Every day I’m grateful to live in a country where Roe v Wade IS still the law of the land and I had the ability to choose the right decision for me. In honor of that, I wanted to repost the comments I made at a press conference last year. It was the first time I spoke about my abortion publicly.

Hello my name is Josselyn Berry and I had an abortion.

I was 23, in a relationship, and my contraception failed. It was never a hard decision for me and I’d do it again. There was no pain, or tears, or feeling conflicted. I was pregnant and did not want to be. Simple as that and it was a valid reason. It’s valid because in America the most basic right a person should have is what to do with their own body.

My story is not special or unique.
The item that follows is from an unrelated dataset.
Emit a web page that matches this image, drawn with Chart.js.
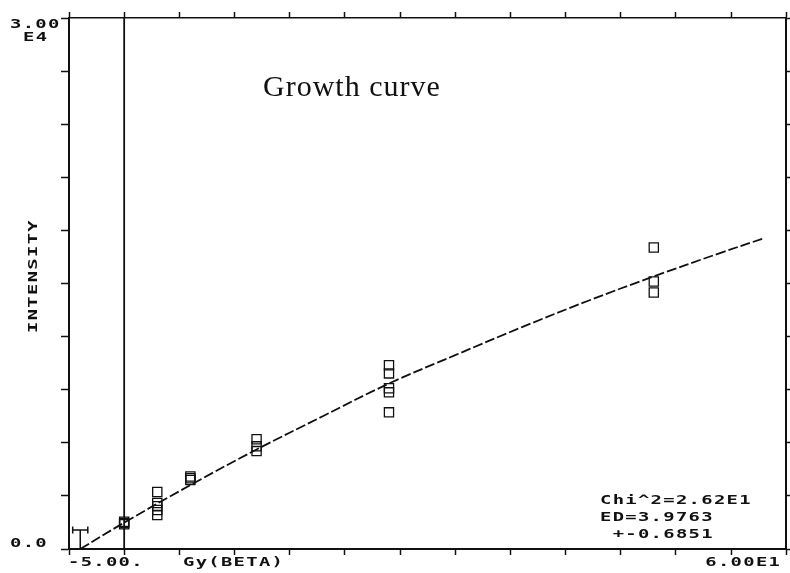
<!DOCTYPE html>
<html>
<head>
<meta charset="utf-8">
<title>Growth curve</title>
<script src="https://cdn.jsdelivr.net/npm/chart.js@4.4.1/dist/chart.umd.min.js"></script>
<style>
  html, body { margin: 0; padding: 0; background: #fff; overflow: hidden; }
  #wrap { width: 790px; height: 573px; overflow: hidden; }
</style>
</head>
<body>
<div id="wrap"><canvas id="growthChart" width="794" height="573"></canvas></div>
<script>
// 線量 (Gy) ごとの測定値
const DOSES   = [0, 3, 6, 12, 24, 48];
const POINTS = [
  [1400, 1470, 1540],
  [3220, 2600, 2420, 2200, 1920],
  [4100, 4000, 3900],
  [6200, 5800, 5530],
  [10380, 9920, 9080, 8850, 7720],
  [17030, 15110, 14490]
];

// フィット曲線
const CURVE_X = [-3.98, 0, 6, 12, 18, 24, 30, 36, 42, 48, 54, 58];
const CURVE_Y = [0, 1490, 3610, 5620, 7500, 9350, 10950, 12520, 14010, 15400, 16720, 17560];

// ED とその誤差
const ED_X   = -3.98;
const ED_ERR = 0.685;
const ED_BAR_Y = 1070;
const ED_CAP   = 200;

// 軸の範囲と目盛り
const X_MIN = -5, X_MAX = 60, X_STEP = 5;
const Y_MIN = 0, Y_MAX = 30000, Y_STEP = 3000;

// ラベル類
const TITLE = 'Growth curve';
const Y_TOP_LABEL = ['3.00', 'E4'];
const Y_BOTTOM_LABEL = '0.0';
const X_LEFT_LABEL = '-5.00.';
const X_UNIT_LABEL = 'Gy(BETA)';
const X_RIGHT_LABEL = '6.00E1';
const Y_TITLE = 'INTENSITY';
const FIT_INFO = ['Chi^2=2.62E1', 'ED=3.9763', ' +-0.6851'];

const INK = '#111';
const SX = 1.45;

// 散布点データを組み立て
const scatterData = [];
DOSES.forEach((d, i) => POINTS[i].forEach(v => scatterData.push({ x: d, y: v })));

const curveData = CURVE_X.map((x, i) => ({ x: x, y: CURVE_Y[i] }));

// ED の誤差棒（null で区切る）
const errData = [
  { x: ED_X - ED_ERR, y: ED_BAR_Y }, { x: ED_X + ED_ERR, y: ED_BAR_Y }, { x: null, y: null },
  { x: ED_X - ED_ERR, y: ED_BAR_Y - ED_CAP }, { x: ED_X - ED_ERR, y: ED_BAR_Y + ED_CAP }, { x: null, y: null },
  { x: ED_X + ED_ERR, y: ED_BAR_Y - ED_CAP }, { x: ED_X + ED_ERR, y: ED_BAR_Y + ED_CAP }, { x: null, y: null },
  { x: ED_X, y: 0 }, { x: ED_X, y: ED_BAR_Y }
];

const zeroLine = [{ x: 0, y: Y_MIN }, { x: 0, y: Y_MAX }];

// ドットマトリクス風の文字
function bitText(ctx, s, x, y, align) {
  ctx.save();
  ctx.font = 'bold 13px "DejaVu Sans Mono"';
  ctx.letterSpacing = '0.9px';
  ctx.fillStyle = INK;
  ctx.textAlign = 'left';
  ctx.textBaseline = 'alphabetic';
  const w = ctx.measureText(s).width * SX;
  const x0 = align === 'right' ? x - w : align === 'center' ? x - w / 2 : x;
  ctx.translate(x0, y);
  ctx.scale(SX, 1);
  ctx.fillText(s, 0, 0);
  ctx.restore();
}

const textPlugin = {
  id: 'labels',
  afterDraw(chart) {
    const ctx = chart.ctx;
    const xs = chart.scales.x, ys = chart.scales.y;

    // タイトル
    ctx.save();
    ctx.font = '30px "Liberation Serif"';
    ctx.letterSpacing = '1px';
    ctx.fillStyle = INK;
    ctx.textBaseline = 'alphabetic';
    ctx.fillText(TITLE, 263, 96);
    ctx.restore();

    // 縦軸の端ラベル
    bitText(ctx, Y_TOP_LABEL[0], 10, ys.getPixelForValue(Y_MAX) + 10);
    bitText(ctx, Y_TOP_LABEL[1], 23, ys.getPixelForValue(Y_MAX) + 23);
    bitText(ctx, Y_BOTTOM_LABEL, 10, ys.getPixelForValue(Y_MIN) - 2);

    // 横軸ラベル
    const by = chart.chartArea.bottom + 17;
    bitText(ctx, X_LEFT_LABEL, xs.getPixelForValue(X_MIN) - 1, by);
    bitText(ctx, X_UNIT_LABEL, 183, by);
    bitText(ctx, X_RIGHT_LABEL, xs.getPixelForValue(X_MAX) - 5, by, 'right');

    // 縦軸タイトル
    ctx.save();
    ctx.translate(37, 276);
    ctx.rotate(-Math.PI / 2);
    bitText(ctx, Y_TITLE, 0, 0, 'center');
    ctx.restore();

    // フィット結果
    FIT_INFO.forEach((s, i) => bitText(ctx, s, 600, 504 + i * 17));
  }
};

const gridOpts = (len) => ({
  display: true,
  drawOnChartArea: false,
  drawTicks: true,
  tickLength: len,
  tickColor: INK,
  tickWidth: 1.5
});

new Chart(document.getElementById('growthChart'), {
  type: 'scatter',
  data: {
    datasets: [
      {
        label: 'fit',
        type: 'line',
        data: curveData,
        borderColor: INK,
        borderWidth: 1.8,
        borderDash: [10, 3],
        pointRadius: 0,
        tension: 0.4,
        fill: false
      },
      {
        label: 'data',
        data: scatterData,
        pointStyle: 'rect',
        pointRadius: 6.5,
        borderColor: INK,
        borderWidth: 1.3,
        backgroundColor: 'rgba(0,0,0,0)'
      },
      {
        label: 'zero',
        type: 'line',
        data: zeroLine,
        borderColor: INK,
        borderWidth: 1.8,
        pointRadius: 0
      },
      {
        label: 'ed',
        type: 'line',
        data: errData,
        borderColor: INK,
        borderWidth: 1.5,
        pointRadius: 0,
        spanGaps: false
      }
    ]
  },
  options: {
    responsive: false,
    animation: false,
    layout: { padding: 0 },
    plugins: { legend: { display: false }, tooltip: { enabled: false }, title: { display: false } },
    scales: {
      x: {
        type: 'linear', position: 'bottom', min: X_MIN, max: X_MAX,
        ticks: { display: false, stepSize: X_STEP },
        grid: gridOpts(6),
        border: { display: true, color: INK, width: 2 },
        afterFit: s => { s.height = 24; }
      },
      x2: {
        type: 'linear', position: 'top', min: X_MIN, max: X_MAX,
        ticks: { display: false, stepSize: X_STEP },
        grid: gridOpts(6),
        border: { display: true, color: INK, width: 1.5 },
        afterFit: s => { s.height = 18; }
      },
      y: {
        type: 'linear', position: 'left', min: Y_MIN, max: Y_MAX,
        ticks: { display: false, stepSize: Y_STEP },
        grid: gridOpts(8),
        border: { display: true, color: INK, width: 2 },
        afterFit: s => { s.width = 69; }
      },
      y2: {
        type: 'linear', position: 'right', min: Y_MIN, max: Y_MAX,
        ticks: { display: false, stepSize: Y_STEP },
        grid: gridOpts(4),
        border: { display: true, color: INK, width: 2 },
        afterFit: s => { s.width = 0; }
      }
    }
  },
  plugins: [textPlugin]
});
</script>
</body>
</html>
I stand with other women and people like me who had an abortion. Not out of rape, or incest, or because our lives were at risk, but because we simply did not want to be pregnant. Our stories matter just as much.

I don’t think about my abortion. I only think about it in times like these- when I hear politicians say I deserve pain and punishment and jail time. When a politician thinks I should be put to death for having an abortion. So much for being pro-life.

I’ll admit I was nervous about speaking. Then I took a moment and sat with that feeling. I realized it came from outside of myself. It comes from other people and politicians who hope that I will always feel ashamed about my abortion. That I’ll never talk about it and it will remain a secret. That’s how they win.

They know if they can make us hide, they can keep passing these restrictions on our bodies. Because they know a majority of people have had an abortion. And a majority of people know and love someone who’s had an abortion. And they know if we all spoke out and told our truth they will fail.

So I’m here to tell you and everyone that I had an abortion and I’m not ashamed. Abortion is normal. Abortion is freedom. Abortion is healthcare. Having autonomy over my own body is joyful and it is my right and it is the right of every single person in this world.

I hope by sharing my story today I can encourage others to share their own abortion stories. We will not go back. We will only go forward.

My story is just a small ripple in this moment. But you know what? Small ripples became larger ripples that become waves that become tides.

I know today it feels that we have lost, but tomorrow we are the tide that changes the future. Thank you.